§ **WHAT THIS TASK INVOLVES**: Transcribe the material verbatim in full; the pictures do not belong in the copy.

§ **RAW DATA**:

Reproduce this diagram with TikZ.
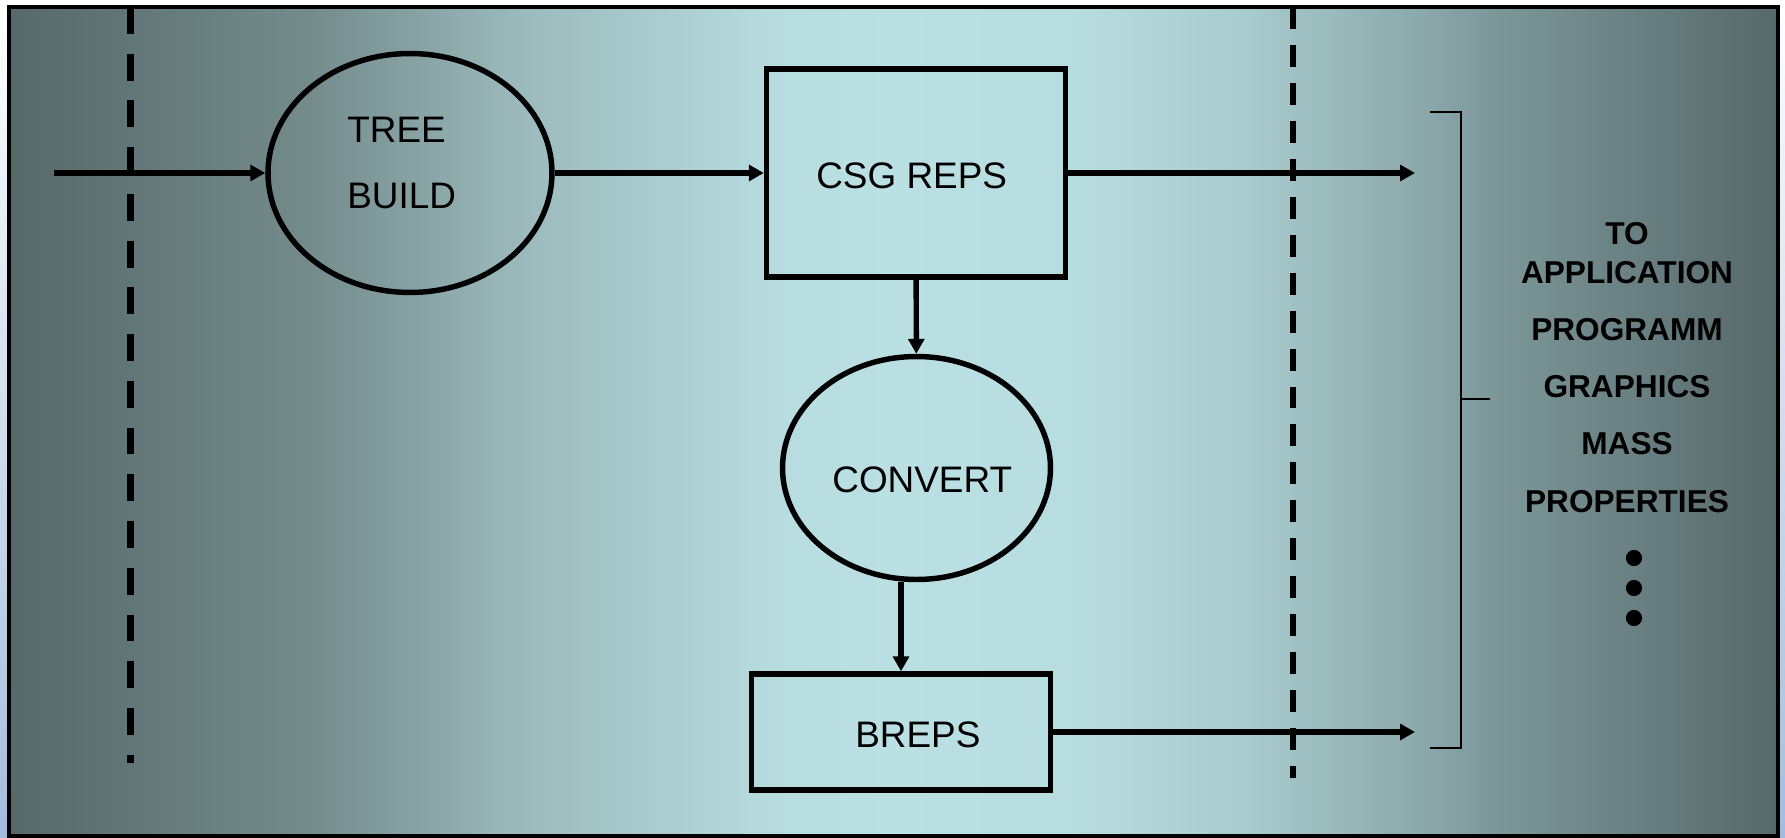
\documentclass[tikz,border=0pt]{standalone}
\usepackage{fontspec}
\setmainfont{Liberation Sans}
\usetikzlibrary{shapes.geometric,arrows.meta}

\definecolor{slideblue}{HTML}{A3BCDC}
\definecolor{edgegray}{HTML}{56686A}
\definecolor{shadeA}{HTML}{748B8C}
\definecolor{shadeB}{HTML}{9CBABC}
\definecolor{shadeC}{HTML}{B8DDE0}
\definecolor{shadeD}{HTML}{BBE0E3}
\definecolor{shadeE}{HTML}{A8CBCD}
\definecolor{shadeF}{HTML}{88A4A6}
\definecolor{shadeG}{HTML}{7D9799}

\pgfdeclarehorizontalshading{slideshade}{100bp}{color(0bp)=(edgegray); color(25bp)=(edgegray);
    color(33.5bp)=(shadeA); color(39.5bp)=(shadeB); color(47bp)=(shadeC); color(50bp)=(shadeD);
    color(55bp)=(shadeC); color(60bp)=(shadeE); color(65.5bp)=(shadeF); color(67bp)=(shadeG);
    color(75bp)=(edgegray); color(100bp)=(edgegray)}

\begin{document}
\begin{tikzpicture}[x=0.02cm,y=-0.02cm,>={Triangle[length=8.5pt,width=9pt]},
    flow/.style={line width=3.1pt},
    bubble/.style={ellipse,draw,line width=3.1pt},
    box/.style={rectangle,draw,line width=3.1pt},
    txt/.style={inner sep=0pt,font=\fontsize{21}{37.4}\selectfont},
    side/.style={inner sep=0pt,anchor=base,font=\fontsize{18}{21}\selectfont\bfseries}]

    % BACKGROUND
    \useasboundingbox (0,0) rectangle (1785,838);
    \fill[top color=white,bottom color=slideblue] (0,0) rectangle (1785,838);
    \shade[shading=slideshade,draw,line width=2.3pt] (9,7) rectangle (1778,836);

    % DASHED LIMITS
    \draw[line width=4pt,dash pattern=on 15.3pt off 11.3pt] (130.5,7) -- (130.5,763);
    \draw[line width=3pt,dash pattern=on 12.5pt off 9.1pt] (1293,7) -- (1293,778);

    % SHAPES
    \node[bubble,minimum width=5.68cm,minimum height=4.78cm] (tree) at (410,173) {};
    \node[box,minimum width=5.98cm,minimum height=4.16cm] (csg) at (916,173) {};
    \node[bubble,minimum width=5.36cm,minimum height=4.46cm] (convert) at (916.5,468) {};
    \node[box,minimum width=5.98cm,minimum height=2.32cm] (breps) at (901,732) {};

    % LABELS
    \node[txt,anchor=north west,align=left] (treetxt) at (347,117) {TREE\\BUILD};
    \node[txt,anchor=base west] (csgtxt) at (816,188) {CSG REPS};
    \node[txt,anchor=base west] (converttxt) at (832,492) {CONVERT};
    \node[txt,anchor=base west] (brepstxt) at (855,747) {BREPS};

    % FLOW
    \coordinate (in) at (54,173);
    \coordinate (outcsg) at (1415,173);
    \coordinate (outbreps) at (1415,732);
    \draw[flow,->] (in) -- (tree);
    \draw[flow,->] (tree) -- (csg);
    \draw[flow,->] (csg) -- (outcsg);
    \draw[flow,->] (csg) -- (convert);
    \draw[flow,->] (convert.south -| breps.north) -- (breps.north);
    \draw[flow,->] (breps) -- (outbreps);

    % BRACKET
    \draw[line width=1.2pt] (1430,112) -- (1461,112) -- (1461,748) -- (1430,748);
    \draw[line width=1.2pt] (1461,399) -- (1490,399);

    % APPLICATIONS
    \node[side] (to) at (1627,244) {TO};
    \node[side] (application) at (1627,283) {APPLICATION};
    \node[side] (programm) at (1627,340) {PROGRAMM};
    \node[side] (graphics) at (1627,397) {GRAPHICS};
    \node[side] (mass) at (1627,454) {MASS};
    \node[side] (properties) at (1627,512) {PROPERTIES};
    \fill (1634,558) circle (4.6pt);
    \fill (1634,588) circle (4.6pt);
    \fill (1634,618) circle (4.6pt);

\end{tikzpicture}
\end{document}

§ **SOLUTION FOR THIS TASK**:
Reproduce this diagram with TikZ.
\documentclass[tikz,border=0pt]{standalone}
\usepackage{fontspec}
\setmainfont{Liberation Sans}
\usetikzlibrary{shapes.geometric,arrows.meta}

\definecolor{slideblue}{HTML}{A3BCDC}
\definecolor{edgegray}{HTML}{56686A}
\definecolor{shadeA}{HTML}{748B8C}
\definecolor{shadeB}{HTML}{9CBABC}
\definecolor{shadeC}{HTML}{B8DDE0}
\definecolor{shadeD}{HTML}{BBE0E3}
\definecolor{shadeE}{HTML}{A8CBCD}
\definecolor{shadeF}{HTML}{88A4A6}
\definecolor{shadeG}{HTML}{7D9799}

\pgfdeclarehorizontalshading{slideshade}{100bp}{color(0bp)=(edgegray); color(25bp)=(edgegray);
    color(33.5bp)=(shadeA); color(39.5bp)=(shadeB); color(47bp)=(shadeC); color(50bp)=(shadeD);
    color(55bp)=(shadeC); color(60bp)=(shadeE); color(65.5bp)=(shadeF); color(67bp)=(shadeG);
    color(75bp)=(edgegray); color(100bp)=(edgegray)}

\begin{document}
\begin{tikzpicture}[x=0.02cm,y=-0.02cm,>={Triangle[length=8.5pt,width=9pt]},
    flow/.style={line width=3.1pt},
    bubble/.style={ellipse,draw,line width=3.1pt},
    box/.style={rectangle,draw,line width=3.1pt},
    txt/.style={inner sep=0pt,font=\fontsize{21}{37.4}\selectfont},
    side/.style={inner sep=0pt,anchor=base,font=\fontsize{18}{21}\selectfont\bfseries}]

    % BACKGROUND
    \useasboundingbox (0,0) rectangle (1785,838);
    \fill[top color=white,bottom color=slideblue] (0,0) rectangle (1785,838);
    \shade[shading=slideshade,draw,line width=2.3pt] (9,7) rectangle (1778,836);

    % DASHED LIMITS
    \draw[line width=4pt,dash pattern=on 15.3pt off 11.3pt] (130.5,7) -- (130.5,763);
    \draw[line width=3pt,dash pattern=on 12.5pt off 9.1pt] (1293,7) -- (1293,778);

    % SHAPES
    \node[bubble,minimum width=5.68cm,minimum height=4.78cm] (tree) at (410,173) {};
    \node[box,minimum width=5.98cm,minimum height=4.16cm] (csg) at (916,173) {};
    \node[bubble,minimum width=5.36cm,minimum height=4.46cm] (convert) at (916.5,468) {};
    \node[box,minimum width=5.98cm,minimum height=2.32cm] (breps) at (901,732) {};

    % LABELS
    \node[txt,anchor=north west,align=left] (treetxt) at (347,117) {TREE\\BUILD};
    \node[txt,anchor=base west] (csgtxt) at (816,188) {CSG REPS};
    \node[txt,anchor=base west] (converttxt) at (832,492) {CONVERT};
    \node[txt,anchor=base west] (brepstxt) at (855,747) {BREPS};

    % FLOW
    \coordinate (in) at (54,173);
    \coordinate (outcsg) at (1415,173);
    \coordinate (outbreps) at (1415,732);
    \draw[flow,->] (in) -- (tree);
    \draw[flow,->] (tree) -- (csg);
    \draw[flow,->] (csg) -- (outcsg);
    \draw[flow,->] (csg) -- (convert);
    \draw[flow,->] (convert.south -| breps.north) -- (breps.north);
    \draw[flow,->] (breps) -- (outbreps);

    % BRACKET
    \draw[line width=1.2pt] (1430,112) -- (1461,112) -- (1461,748) -- (1430,748);
    \draw[line width=1.2pt] (1461,399) -- (1490,399);

    % APPLICATIONS
    \node[side] (to) at (1627,244) {TO};
    \node[side] (application) at (1627,283) {APPLICATION};
    \node[side] (programm) at (1627,340) {PROGRAMM};
    \node[side] (graphics) at (1627,397) {GRAPHICS};
    \node[side] (mass) at (1627,454) {MASS};
    \node[side] (properties) at (1627,512) {PROPERTIES};
    \fill (1634,558) circle (4.6pt);
    \fill (1634,588) circle (4.6pt);
    \fill (1634,618) circle (4.6pt);

\end{tikzpicture}
\end{document}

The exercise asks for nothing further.